Then she remembers she left the water running in the sink, so she drops the coat and shoes and heads for the kitchen, catching the water just as it starts to run over the counter. She bails out the sink and puts the dishes in to soak. She turns to start to clear the counters again and finds more things that need to go in other rooms. She grabs them and heads back out of the kitchen.
On her way she gets interrupted again by one of her children and she follows them upstairs to help them with something, totally forgetting about the dishes in the sink. She then realizes she needs to leave and heads out the door only five minutes late. When she arrives back home, the dishes are still in the sink. I thought I washed the dishes, she says to herself.
Has this ever happened to you? It has to me! It can be very frustrating to run all day doing and cleaning and have nothing to show for it at bedtime. I tried all kinds of time management books and programs but nothing worked for me. Then I discovered that Visual/Spatial, or right brain people can really struggle with time management. Once I understood the reasons I had problems I was able to find solutions. I discovered that V/S people think differently about time and space and their minds function differently than typical left brain or A/S (Auditory/Sequential Learners) people do and that is why most time management systems don’t work. Today I want to focus on time and V/S time management.

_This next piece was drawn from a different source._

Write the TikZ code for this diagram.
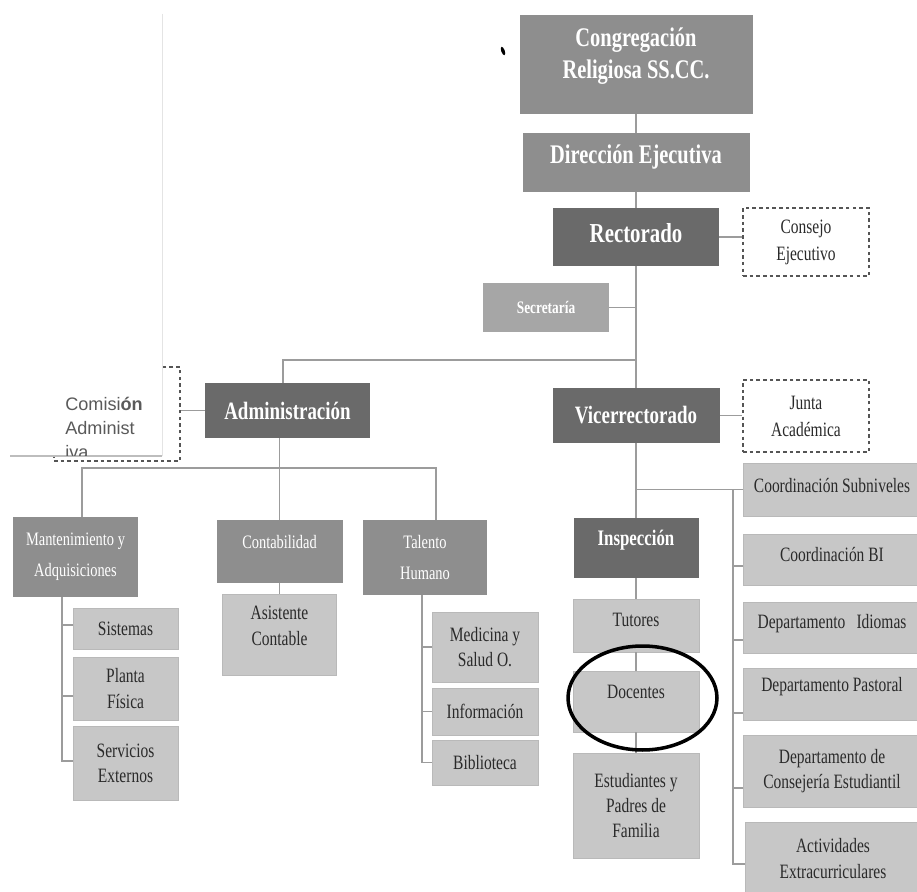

V/S’s need two different modes of time for different situations. They need chunks of time and small pieces of time. The chunks of time allows them to really focus on big tasks and have the time to think it through and put their whole energy into it. Most time management systems recommend taking small blocks of time and working over a long period of time to complete the task. This doesn’t work for most V/S’s for several reasons, but the main reason is using small blocks of time doesn’t allow for deep thinking or allowing creativity to flow. V/S’s are very creative and to be creative means they spend time thinking through a project from start to finish. V/S’s see things in pictures, not words. That means a project has to be thought about enough to see the end from the beginning. Then they can start on the project. Also, they need to totally focus, without distractions. When a project is worked in small chunks, they no sooner start then it’s time to finish. This makes it difficult to create!
The second mode is the small piece of time. This small amount of time allows them to accomplish repetitive tasks without losing focus. V/S’s tend to be perfectionists. Usually frustrated perfectionists. They don’t want to do something unless they can do it perfectly. In other words, they clean the living room, but rather than just cleaning, they notice that the dvds are unorganized, so they stop half way through cleaning to organize all the dvds alphabetically. Nice to do, but only after the living room is clean!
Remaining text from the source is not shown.